Drift detection computes KL-divergence between the current prediction distribution
and a stored baseline. When divergence exceeds the configurable threshold (default 0.15),
the registered drift hook fires. The /metrics endpoint exports everything
as JSON for dashboard integration.
4-bit NF4 quantization. Reduced GPU memory from ~14GB to ~3.5GB with negligible accuracy loss. Made the model runnable on consumer hardware (T4, RTX 3060) without cloud GPU costs.
Dataset library versioning. HuggingFace datasets v4.x dropped support for script-based datasets entirely. The financial_phrasebank repo uses a legacy loading script, requiring a pin to datasets<3.0 and trust_remote_code=True. Cost two days of debugging.

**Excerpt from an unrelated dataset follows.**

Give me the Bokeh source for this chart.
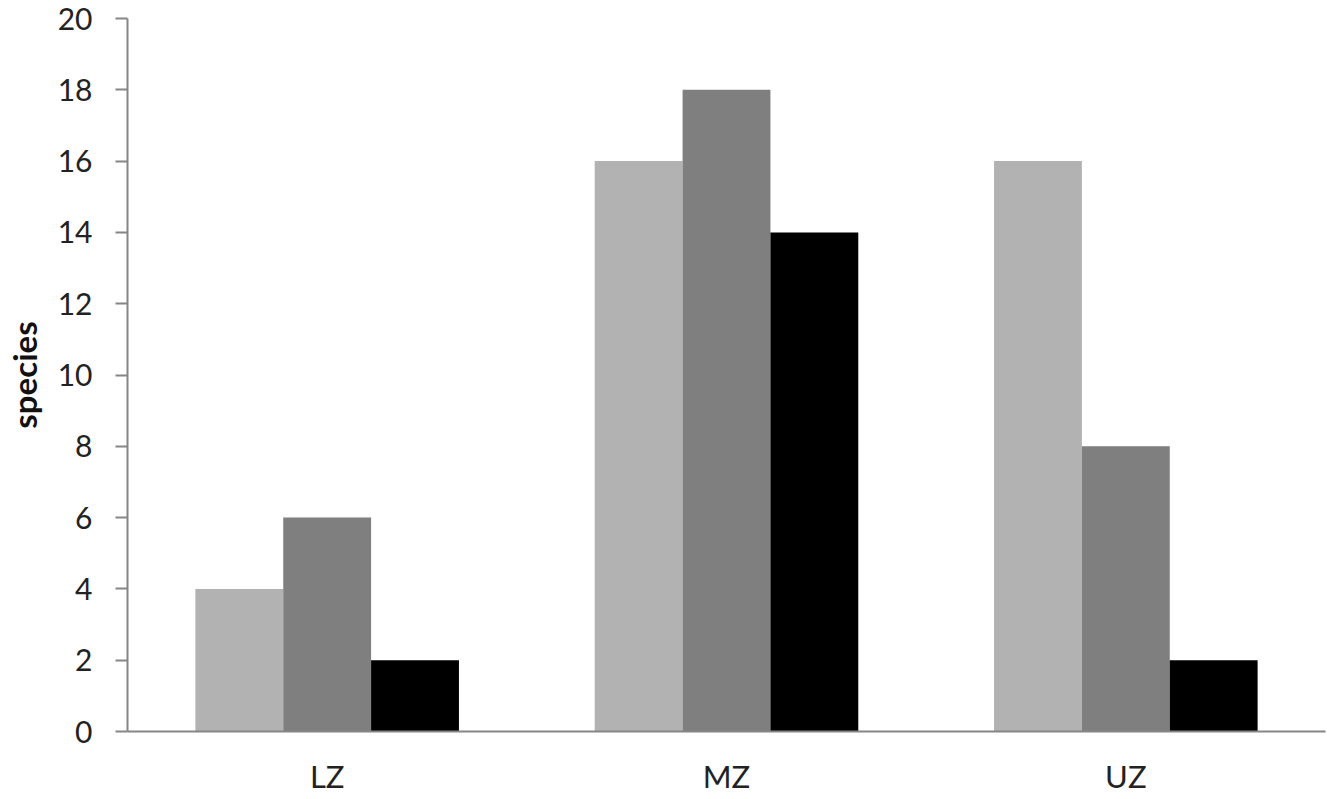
from bokeh.plotting import figure
from bokeh.models import ColumnDataSource, FactorRange, Range1d, FixedTicker
from bokeh.transform import dodge
from bokeh.embed import file_html
from bokeh.resources import INLINE

zones = ["LZ", "MZ", "UZ"]
series_a = [4, 16, 16]   # light grey
series_b = [6, 18, 8]    # mid grey
series_c = [2, 14, 2]    # black
y_ticks = [0, 2, 4, 6, 8, 10, 12, 14, 16, 18, 20]

src = ColumnDataSource(dict(zone=zones, a=series_a, b=series_b, c=series_c))

p = figure(x_range=FactorRange(*zones, range_padding=0), y_range=Range1d(0, 20),
           width=1327, height=799, output_backend="svg", toolbar_location=None,
           min_border_left=126, min_border_right=2, min_border_top=18, min_border_bottom=68)

w = 0.22
p.vbar(x=dodge("zone", -w, range=p.x_range), top="a", width=w, source=src,
       fill_color="#B2B2B2", line_color=None)
p.vbar(x=dodge("zone", 0, range=p.x_range), top="b", width=w, source=src,
       fill_color="#7F7F7F", line_color=None)
p.vbar(x=dodge("zone", w, range=p.x_range), top="c", width=w, source=src,
       fill_color="#000000", line_color=None)

p.outline_line_color = None
p.xgrid.grid_line_color = None
p.ygrid.grid_line_color = None
p.background_fill_color = "white"
p.border_fill_color = "white"

font = "Lato"
yax = p.yaxis[0]
yax.ticker = FixedTicker(ticks=y_ticks)
yax.axis_line_color = "#868686"
yax.axis_line_width = 2
yax.major_tick_line_color = "#868686"
yax.major_tick_line_width = 2
yax.major_tick_out = 12
yax.major_tick_in = 0
yax.minor_tick_line_color = None
yax.major_label_text_font = font
yax.major_label_text_font_size = "30px"
yax.major_label_text_color = "#222222"
yax.major_label_standoff = 23
yax.axis_label = "species"
yax.axis_label_text_font = font
yax.axis_label_text_font_style = "bold"
yax.axis_label_text_font_size = "33px"
yax.axis_label_text_color = "#111111"
yax.axis_label_standoff = 11

xax = p.xaxis[0]
xax.axis_line_color = "#868686"
xax.axis_line_width = 2
xax.major_tick_line_color = None
xax.major_tick_out = 0
xax.major_tick_in = 0
xax.minor_tick_line_color = None
xax.major_label_text_font = font
xax.major_label_text_font_size = "31px"
xax.major_label_text_color = "#222222"
xax.major_label_standoff = 25

open("out.html", "w").write(file_html(p, INLINE))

Circuit breaker pattern. Clean state machine (CLOSED/OPEN/HALF_OPEN) with configurable thresholds. Prevents cascading failures during model reload and makes the system self-healing without operator pages.
CPU-only fallback path. DistilBERT CPU config was intended as a no-GPU fallback, but the HF Trainer + TRL integration assumes GPU-aware features. The fallback needs more isolation from the QLoRA codepath.
Sklearn baselines as a discipline. Having auditable baselines prevented the "it's deep learning so it must be better" trap. The comparison is saved as JSON artifacts that any reviewer can inspect.
bitsandbytes on Windows. Native Windows support for bitsandbytes is fragile. WSL2 or Linux containers are the practical path for QLoRA training. Documentation should have been clearer about this upfront.